De rechtbank heeft bij (tussen)beschikking van 12 oktober 2022 de echtscheiding tussen partijen uitgesproken en verder – voor zover het over de vermogensrechtelijke afwikkeling van de ontbonden huwelijksgemeenschap gaat – de wijze van verdeling van de ontbonden huwelijksgemeenschap als volgt vastgesteld:
- de woning wordt verkocht en met de verkoopopbrengst worden de op de woning rustende hypothecaire geldlening bij [naam1] NV en de verkoopkosten voldaan, waarna ieder van partijen voor de helft gerechtigd is tot de resterende overwaarde, rekening houdend met de aan hen toekomende vergoedingsrechten;
- de toename van de banksaldi van de bankrekeningen van partijen in de periode van 26 november 2018 tot 2 april 2021 wordt bij helft tussen hen verdeeld;
- de inboedelgoederen in de woning en de sieraden worden in onderling overleg tussen partijen verdeeld, zonder dat hierdoor enig vergoedingsrecht zal ontstaan;
- deelt de Seat Ibiza met kenteken [kenteken] toe aan de man, zonder dat hierdoor enig vergoedingsrecht zal ontstaan.
Ook is bepaald dat
- partijen, in de periode van hun fiscaal partnerschap, de belastingteruggaven bij
helfte moeten verdelen en ieder voor de helft draagplichtig zijn voor belastingschulden in die periode;
- partijen in hun onderlinge verhouding ieder voor de helft draagplichtig zijn voor de
eigenaarslasten van de woning;
- -
-
de man een vergoedingsrecht toekomt jegens de gemeenschap van € 6.700;
- -
-
de man een vergoedingsrecht toekomt jegens de vrouw van € 3.291, voor zover de
gelden van de aannemer niet al betrokken zijn bij de verdeling van de banksaldi van partijen;
Vervolgens is de beslissing ten aanzien van het door de man gestelde vergoedingsrecht samenhangend met zijn voorhuwelijkse investeringen in de woning aangehouden en zijn partijen op dit punt in de gelegenheid gesteld zich schriftelijk uit te laten en hun standpunten hierover nader toe te lichten, met – zoals de rechtbank onder rov. 3.37. heeft overwogen – de aanbeveling dat partijen een onderscheid maken tussen de voorhuwelijkse investeringen ten behoeve van de koop van de woning en overige uitgaven voor die woning.

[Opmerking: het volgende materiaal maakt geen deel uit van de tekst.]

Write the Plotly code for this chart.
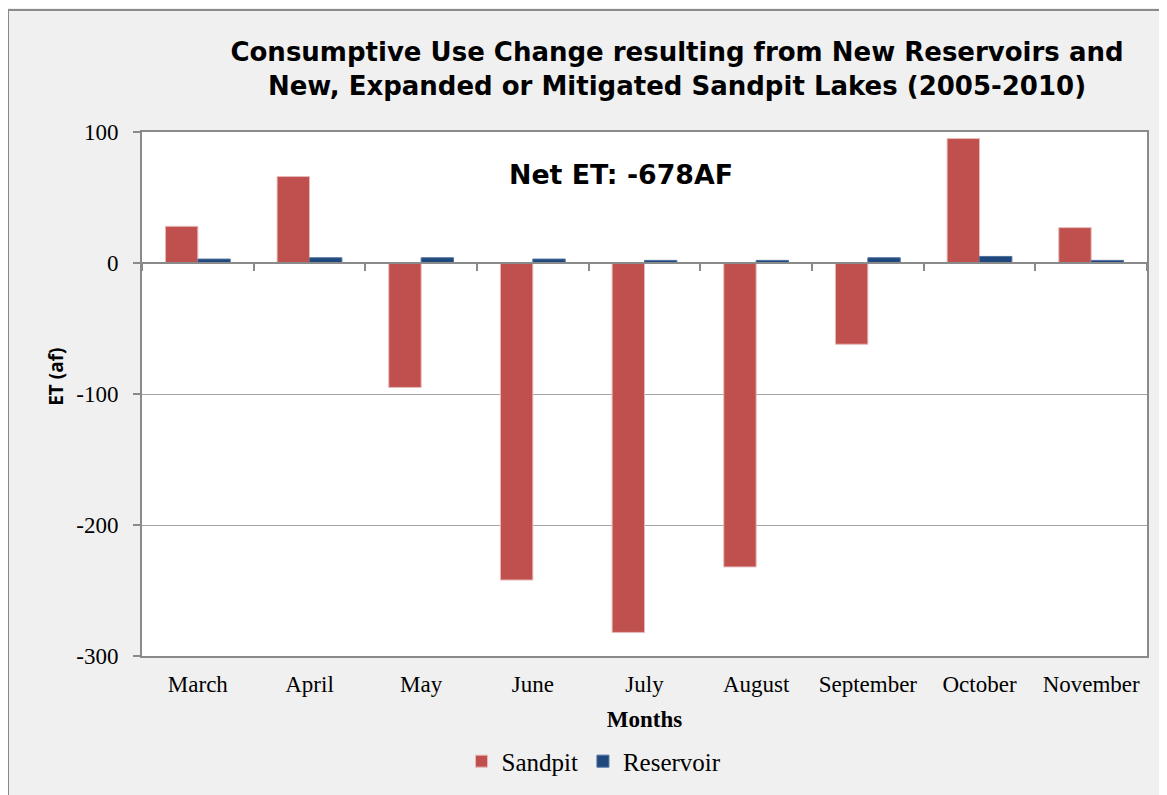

Tot slot heeft de rechtbank verklaard dat van deze tussenbeschikking – voor zover er definitief is beslist – hoger beroep kan worden ingesteld en de beschikking uitvoerbaar bij voorraad verklaard.
Het huwelijk van partijen is [in] 2023 ontbonden door inschrijving in de registers van de burgerlijke stand van de beschikking van de rechtbank Midden-Nederland van 12 oktober 2022.
Bij (eind)beschikking van 26 januari 2023 heeft de rechtbank, onder uitvoerbaar bij voorraadverklaring, bepaald dat de man een vergoedingsrecht toekomt tegenover de vrouw van € 191.826,70. Verder is de vrouw niet-ontvankelijk verklaard in haar aanvullende verzoeken voor wat betreft de draagplicht bij helfte voor de kosten van herstel van de verwarming en de lekkage van de woning (verzoek onder II), de draagplicht van de man voor de kosten van het inschakelen van een expert en het beantwoorden aan de voorwaarden van de verzekering om de schadeherstel te komen (verzoek onder III) en de draagplicht bij helfte voor de energiekosten (verzoek onder IV). Tot slot is het aanvullende verzoek van de vrouw (onder I) om primair de woning aan haar toe te wijzen, subsidiair vergoedingen van haar investeringen in de woning aan haar toe te kennen, waarna de resterende opbrengst bij helfte moet worden verdeeld, meer subsidiair bepalen dat de voorhuwelijkse investeringen van partijen in de woning niet in de beperkte gemeenschap zijn gevallen en dat vanuit de opbrengst van de woning aan beiden een vergoeding toekomt, waarna de resterende opbrengst bij helfte moet worden verdeeld, afgewezen.